Christ Presbyterian Academy
The transformative power of the gospel in Tennessee's prison system

Rudy Kalis was a WSMV sports journalist in Nashville for 43 years, bringing sports news and conversation to the Nashville community. In these past few years his story has taken a different turn, and one that he would describe as transformative: "It's changing me every day." 

Kalis works with faith-based local non-profit Men of Valor leading prison ministry, spiritual reconciliation, and gospel-centered Bible studies and evangelical training to transform the lives and trajectory of Tennessee inmates. He partners with maximum security institution, Riverbend, and visits the facility weekly to lead Bible study. 

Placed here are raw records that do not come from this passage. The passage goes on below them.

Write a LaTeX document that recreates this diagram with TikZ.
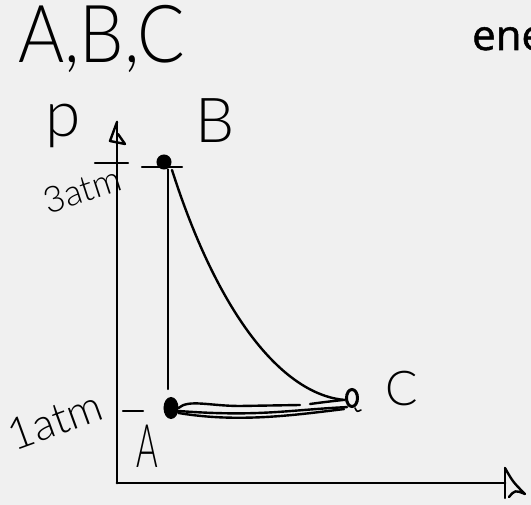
\documentclass[tikz,border=0pt]{standalone}
\usepackage{fontspec}
\usetikzlibrary{calc,shapes.geometric}
\IfFontExistsTF{Lato Light}{\newfontfamily\hand{Lato Light}}{\newfontfamily\hand{Fira Sans}}
\newfontfamily\ui{Open Sans}[FakeBold=1.2]
\definecolor{bgc}{HTML}{F0F0F0}
\definecolor{ink}{HTML}{000000}
\tikzset{
  pen/.style={draw=ink, line width=2.4pt, line cap=round, line join=round},
  axis/.style={draw=ink, line width=2.8pt, line cap=round, line join=round},
  hw/.style={inner sep=0pt, text=ink},
  dotfill/.style={ellipse, fill=ink, draw=ink, line width=1pt, inner sep=0pt},
  ring/.style={ellipse, draw=ink, line width=3pt, inner sep=0pt},
}
\begin{document}
\begin{tikzpicture}[x=1pt,y=-1pt]
\fill[bgc] (0,0) rectangle (531,505);
\useasboundingbox (0,0) rectangle (531,505);

% title texts
\node[hw, anchor=base west, xscale=0.88] (title) at (18,63) {\hand\fontsize{80}{80}\selectfont A,B,C};
\node[hw, anchor=base west] (ene) at (472,50) {\ui\fontsize{42}{42}\selectfont ene};

% axes
\coordinate (O) at (117,483);
\coordinate (ytop) at (117,122);
\coordinate (xend) at (505,483);
\draw[axis] (O) -- (ytop);
\draw[axis] (O) -- (xend);
\draw[pen] (118,134) -- (125,144) -- (110,141) -- (ytop);
\draw[pen] (505,468) -- (505,498);
\draw[pen] (505,468) .. controls (513,482) .. (525,494) .. controls (515,490) .. (509,497);

% axis labels
\node[hw] (plab) at (63,126) {\hand\fontsize{64}{64}\selectfont p};
\node[hw, rotate=18] (p3) at (82,190) {\hand\fontsize{36}{36}\selectfont 3atm};
\node[hw, rotate=20] (p1) at (55,420) {\hand\fontsize{44}{44}\selectfont 1atm};

% ticks
\draw[pen] (95,163) -- (128,163);
\draw[pen] (142,167) -- (182,167);
\draw[pen] (123,411) -- (143,411);

% state points
\node[dotfill, minimum width=14pt, minimum height=14pt] (B) at (164,162) {};
\node[dotfill, minimum width=14pt, minimum height=21pt] (A) at (171,408) {};
\node[ring, minimum width=11pt, minimum height=17pt] (C) at (352,398) {};
\draw[pen, line width=1.6pt] ($(C.south)+(3,0)$) .. controls +(2,4) .. +(6,2);

% point labels
\node[hw, anchor=base west] (Blab) at (195,143) {\hand\fontsize{62}{62}\selectfont B};
\node[hw, xscale=0.55] (Alab) at (147,446) {\hand\fontsize{60}{60}\selectfont A};
\node[hw] (Clab) at (402,389) {\hand\fontsize{48}{48}\selectfont C};

% processes
\draw[pen] ($(A.north)+(-3,-8)$) -- ($(B.south)+(4,0)$);
\draw[pen] ($(B)+(8,8)$) .. controls +(48,150) and +(-60,-5) .. ($(C.west)+(0,2)$);
\draw[pen] ($(A.east)+(0,3)$) .. controls +(80,6) and +(-60,3) .. ($(C.south west)+(0,2)$);
\draw[pen] ($(A.east)+(0,0)$) .. controls +(10,-9) and +(-30,0) .. (240,406) -- (300,405);
\draw[pen] ($(A.east)+(0,5)$) .. controls +(60,10) and +(-50,6) .. ($(C.south west)+(-3,4)$);
\draw[pen] (310,404) .. controls (325,402) .. ($(C.west)+(-2,2)$);
\end{tikzpicture}
\end{document}
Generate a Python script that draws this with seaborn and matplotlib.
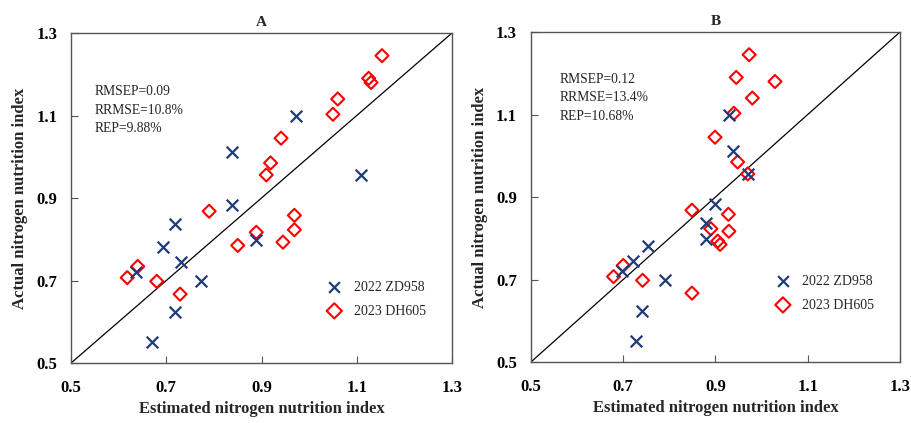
import matplotlib
matplotlib.use("Agg")
import matplotlib.pyplot as plt
import seaborn as sns
import pandas as pd

sns.set_theme(style="white")
plt.rcParams['font.family'] = ['Liberation Serif', 'DejaVu Serif']

# Actual NNI (shared by both panels)
actual_2022 = [1.098, 1.011, 0.956, 0.883, 0.837, 0.798, 0.782, 0.744, 0.720, 0.700, 0.624, 0.552]
actual_2023 = [1.245, 1.19, 1.18, 1.14, 1.103, 1.045, 0.985, 0.956, 0.868, 0.858,
               0.823, 0.817, 0.793, 0.785, 0.734, 0.707, 0.698, 0.667]
# Estimated NNI, panel A
est_A_2022 = [0.972, 0.838, 1.109, 0.838, 0.718, 0.889, 0.694, 0.731, 0.637, 0.772, 0.718, 0.669]
est_A_2023 = [1.153, 1.125, 1.130, 1.060, 1.050, 0.941, 0.919, 0.910, 0.790, 0.969,
              0.969, 0.889, 0.945, 0.850, 0.640, 0.618, 0.680, 0.729]
# Estimated NNI, panel B
est_B_2022 = [0.930, 0.939, 0.970, 0.898, 0.880, 0.880, 0.753, 0.721, 0.697, 0.791, 0.740, 0.728]
est_B_2023 = [0.973, 0.945, 1.029, 0.980, 0.940, 0.899, 0.948, 0.970, 0.849, 0.928,
              0.890, 0.929, 0.905, 0.910, 0.700, 0.679, 0.742, 0.849]

series_names = ["2022 ZD958", "2023 DH605"]
panel_titles = ["A", "B"]
stats_A = ["RMSEP=0.09", "RRMSE=10.8%", "REP=9.88%"]
stats_B = ["RMSEP=0.12", "RRMSE=13.4%", "REP=10.68%"]
ticks = [0.5, 0.7, 0.9, 1.1, 1.3]
tick_labels = ["0.5", "0.7", "0.9", "1.1", "1.3"]

navy = "#1f3b78"
red = "#ff0000"

fig = plt.figure(figsize=(9.12, 4.23), dpi=100)
axA = fig.add_axes([0.0779, 0.1418, 0.4177, 0.7802])
axB = fig.add_axes([0.5822, 0.1442, 0.4046, 0.7801])

panels = [
    (axA, est_A_2022, est_A_2023, stats_A, (0.062, 0.69), (0.64, 0.10)),
    (axB, est_B_2022, est_B_2023, stats_B, (0.078, 0.725), (0.63, 0.115)),
]

for i, (ax, e22, e23, stats, stat_pos, leg_pos) in enumerate(panels):
    d22 = pd.DataFrame({"est": e22, "act": actual_2022})
    d23 = pd.DataFrame({"est": e23, "act": actual_2023})
    ax.plot([0.5, 1.3], [0.5, 1.3], color="black", lw=0.9, zorder=1)
    sns.scatterplot(data=d22, x="est", y="act", ax=ax, marker="x", color=navy,
                    s=70, linewidth=1.6, label=series_names[0], zorder=3)
    sns.scatterplot(data=d23, x="est", y="act", ax=ax, marker="D", facecolor="none",
                    edgecolor=red, s=44, linewidth=1.5, label=series_names[1], zorder=2)
    ax.set_xlim(0.5, 1.3)
    ax.set_ylim(0.5, 1.3)
    ax.set_xticks(ticks)
    ax.set_xticklabels(tick_labels, fontsize=12, fontweight="bold")
    ax.set_yticks(ticks)
    ax.set_yticklabels(tick_labels, fontsize=12, fontweight="bold")
    ax.tick_params(direction="in", length=5, width=0.8, color="#555555",
                   bottom=True, left=True, labelcolor="black")
    ax.tick_params(axis="x", pad=12)
    ax.tick_params(axis="y", pad=10)
    for sp in ax.spines.values():
        sp.set_color("#555555")
        sp.set_linewidth(1.0)
    ax.set_xlabel("Estimated nitrogen nutrition index", fontsize=12, fontweight="bold", labelpad=4)
    ax.set_ylabel("Actual nitrogen nutrition index", fontsize=12, fontweight="bold", labelpad=6)
    ax.set_title(panel_titles[i], fontsize=11, fontweight="bold", pad=5)
    ax.text(stat_pos[0], stat_pos[1], "\n".join(stats), transform=ax.transAxes,
            fontsize=9.8, linespacing=1.55, va="bottom", ha="left")
    leg = ax.legend(loc="lower left", bbox_to_anchor=leg_pos, frameon=False,
                    fontsize=10, handletextpad=0.9, labelspacing=0.75, handlelength=1.0)
    for h in leg.legend_handles:
        h.set_sizes([60])

fig.savefig("out.png", dpi=100)
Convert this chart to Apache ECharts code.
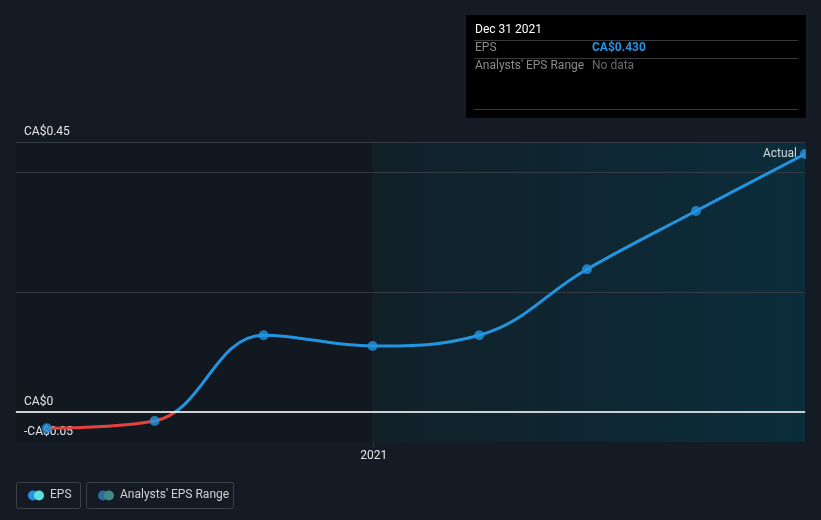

The Institute for Cultural Engagement's (TICE) Center for Law & Advocacy hosted Kalis last week on campus to share with students his recent walk into the justice system, and the sharpening of his passion and purpose together to grow his faith in Jesus. He shared stories of unfathomable brokenness and hardship, stories to widen students' concepts of struggle and deepen their understanding in cycles of crime, violence, and poverty in our state. He illustrated for students the shift in his purpose after a minted career in journalism, encouraging a life-long exploration and curiosity of what God has in store for each and every one of them. 

Kalis's work with inmates has taken mutual trust, vulnerability, and healing for all involved. Consistency and trust is where healing begins, and faith grows stronger. Students in the Center for Law and Advocacy are learning about systems of power, constitutional law, and the processes of justice in our country (where things go right, wrong, and everything in between). Their questions for Kalis expanded on their current course materials and gave them deeper insight into holistic rehabilitation in federal and state penitentiaries. Since many of these inmates grew up watching Kalis on TV, his career in sports has helped him connect with them in the initial stages of relationship. It goes to show that technical skills and vocational calling can open doors for ministry in any setting. 

After this inspiring conversation, students walked away with a renewed appreciation for community organizations and individuals working to solve problems, love people, and share the gospel to everyone, even those in seemingly hard-to-reach places. That's where Jesus walked.